Santa Casa da Misericórdia de Guimarães
Tenho respeito e consideração pelas instituições em geral e por algumas em especial.
É o caso da Santa Casa da Misericórdia de Guimarães.
De que não sou associado (“irmão”, na terminologia eclesiástica), embora já tivesse pensado em o ser, para contribuir para o seu trabalho solidário, que valorizo.
Falo, por consequência, como cidadão livre.
Considero as misericórdias marcos civilizacionais na caminhada histórica da Humanidade, baluartes nas respostas encontradas para porto de abrigo dos menos afortunados quando o peso da idade reclama conforto, carinho, atenção, cuidados.
Por isso me custa ver na lama, objecto de barrelas e de verrina, instituições nobres, dignas, como está a acontecer com a Santa Casa da Misericórdia de Guimarães.
Estou, por princípio, solidário com os trabalhadores e sei, de saber acumulado, que terão muitas razões de queixa para vencerem temores, vergonhas e críticas tornando público o seu descontentamento.
As greves, que levaram a efeito, tem custos para os grevistas, custos que estão para lá da perda de salários e se estendem pela incompreensão de familiares e amigos dos utentes.
Quando se decidem por esta forma suprema de luta, os trabalhadores já não aguentam mais – a perda da remuneração pesa menos que a desconsideração de que são objecto.
Quero acreditar que a administração não está a saber lidar com o conflito.
Em vez de ouvir as queixas, ameaçou.
O resultado foi mais trabalhadores em greve. Reagindo como o mais selvagem dos patrões, os administradores (“mesários” na linguagem do compromisso/estatutos) suspenderam associados, anunciaram processos disciplinares a esmo que depois não concretizaram e até desmentiram, ateando labaredas de uma fogueira onde arde o bom nome da instituição e cresce o descontentamento.
Obviamente, nestas circunstâncias os visados procuram defender-se com os meios ao seu dispor.
A seu pedido reuniram com a CDU a quem expuseram os seus pontos de vista. Não sei se vão reunir com outros partidos e entidades, mas é natural que o façam.
Mariana Silva, deputada na Assembleia da República e candidata a presidente da Câmara de Guimarães ouviu e tomou nota do que ouviu, sendo expectável que vai questionar o Governo sobre o caso que, como se percebe, tende a ganhar outra dimensão pública.

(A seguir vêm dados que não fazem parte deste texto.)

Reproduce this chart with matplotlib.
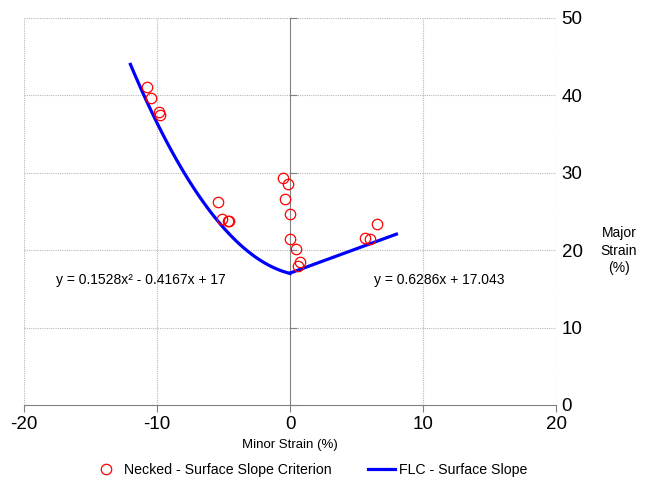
import numpy as np
import matplotlib
matplotlib.use("Agg")
import matplotlib.pyplot as plt
from matplotlib.lines import Line2D

plt.rcParams['font.family'] = ['Liberation Sans', 'DejaVu Sans']
plt.rcParams['axes.unicode_minus'] = False

# measured points (minor strain, major strain) in %
minor_strain = [-10.78, -10.47, -9.82, -9.77, -5.39, -5.14, -4.69, -4.56,
                -0.53, -0.17, -0.38, 0.02, 0.0, 0.47, 0.75, 0.63,
                5.64, 6.0, 6.57]
major_strain = [41.1, 39.7, 37.8, 37.5, 26.2, 24.0, 23.8, 23.8,
                29.3, 28.6, 26.6, 24.7, 21.4, 20.1, 18.5, 17.9,
                21.6, 21.5, 23.4]

# FLC fit coefficients as printed on the chart
left_coef = [0.1528, -0.4167, 17]
right_coef = [0.6286, 17.043]
left_range = [-12, 0]
right_range = [0, 8]

fig = plt.figure(figsize=(6.46, 4.79), dpi=100)
ax = fig.add_axes([0.0372, 0.1545, 0.8235, 0.808])

xl = np.linspace(left_range[0], left_range[1], 100)
xr = np.linspace(right_range[0], right_range[1], 20)
ax.plot(xl, np.polyval(left_coef, xl), color='#0000ff', lw=2.3, zorder=3)
ax.plot(xr, np.polyval(right_coef, xr), color='#0000ff', lw=2.3, zorder=3)
ax.plot(minor_strain, major_strain, 'o', mfc='none', mec='#ff0000', ms=7.5, mew=0.9, zorder=4)

ax.set_xlim(-20, 20)
ax.set_ylim(0, 50)
ax.set_xticks([-20, -10, 0, 10, 20])
ax.set_yticks([0, 10, 20, 30, 40, 50])

# grid
for gx in [-20, -10, 10, 20]:
    ax.axvline(gx, color='#b8b8b8', lw=0.8, ls=(0, (1, 1)), zorder=1)
for gy in [10, 20, 30, 40, 50]:
    ax.axhline(gy, color='#b8b8b8', lw=0.8, ls=(0, (1, 1)), zorder=1)

for s in ['top', 'right']:
    ax.spines[s].set_visible(False)
ax.spines['left'].set_position(('data', 0))
ax.spines['left'].set_color('#808080')
ax.spines['bottom'].set_color('#808080')
ax.spines['left'].set_zorder(2)

ax.tick_params(axis='x', direction='out', length=5, color='#808080', labelsize=13.5, pad=3)
ax.tick_params(axis='y', left=True, right=False, labelleft=False, labelright=True,
               direction='in', length=5, color='#808080', labelsize=13.5, pad=4)

ax.set_xlabel('Minor Strain (%)', fontsize=9.5, labelpad=4)
fig.text(0.958, 0.477, 'Major\nStrain\n(%)', ha='center', va='center', fontsize=10, linespacing=1.35)

ax.text(-17.6, 16.2, 'y = 0.1528x² - 0.4167x + 17', fontsize=10, va='center')
ax.text(6.3, 16.2, 'y = 0.6286x + 17.043', fontsize=10, va='center')

handles = [Line2D([], [], ls='none', marker='o', mfc='none', mec='#ff0000', ms=7.5, mew=0.9),
           Line2D([], [], color='#0000ff', lw=2.3)]
fig.legend(handles, ['Necked - Surface Slope Criterion', 'FLC - Surface Slope'],
           loc='center', bbox_to_anchor=(0.48, 0.018), ncol=2, frameon=False,
           fontsize=10.2, handlelength=1.9, columnspacing=2.6, handletextpad=0.3)

fig.savefig('out.png', dpi=100)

A administração da Misericórdia não está a lidar com o caso com os cuidados devidos.
A tentativa de colar a ele actos relacionados com o serviço prestado aos utentes parece-me uma tentativa desesperada de desviar a questão laboral para áreas sensíveis, o que reprovo.
Nas páginas de uma rede social, um administrador expôs um utente à curiosidade mórbida, incorrendo em falta que reputo de grave, mais a mais tratando-se de alguém incapacitado de se defender por meio próprios.
Eu li essa posta estúpida.
É verdade que o autor depressa apagou o que publicou, mas o erro estava cometido, foi visto e criticado e constitui um precedente perigoso que espero não seja replicado.
A partir daqui o conflito parece ter-se agudizado.
Vieram a público acusações e mais acusações, umas mais graves do que outras, nas várias valências, com processos disciplinares e expulsões de “irmãos, expressão de um mal-estar que aprofunda o fosso que separa as partes, dificultando o necessário diálogo e entendimento.
Se em causa estiver a solvabilidade da Misericórdia, o que admito, que se diga sem meias palavras para encobrir terceiros, mas que esse argumento não seja usado contra quem trabalha e dá o melhor de si para que os utentes se sintam bem e a instituição goze do respeito da comunidade.
Dialoguem, se o diálogo ainda for possível.
[ndr] Artigo de opinião originalmente publicado na edição de julho do jornal Reflexo.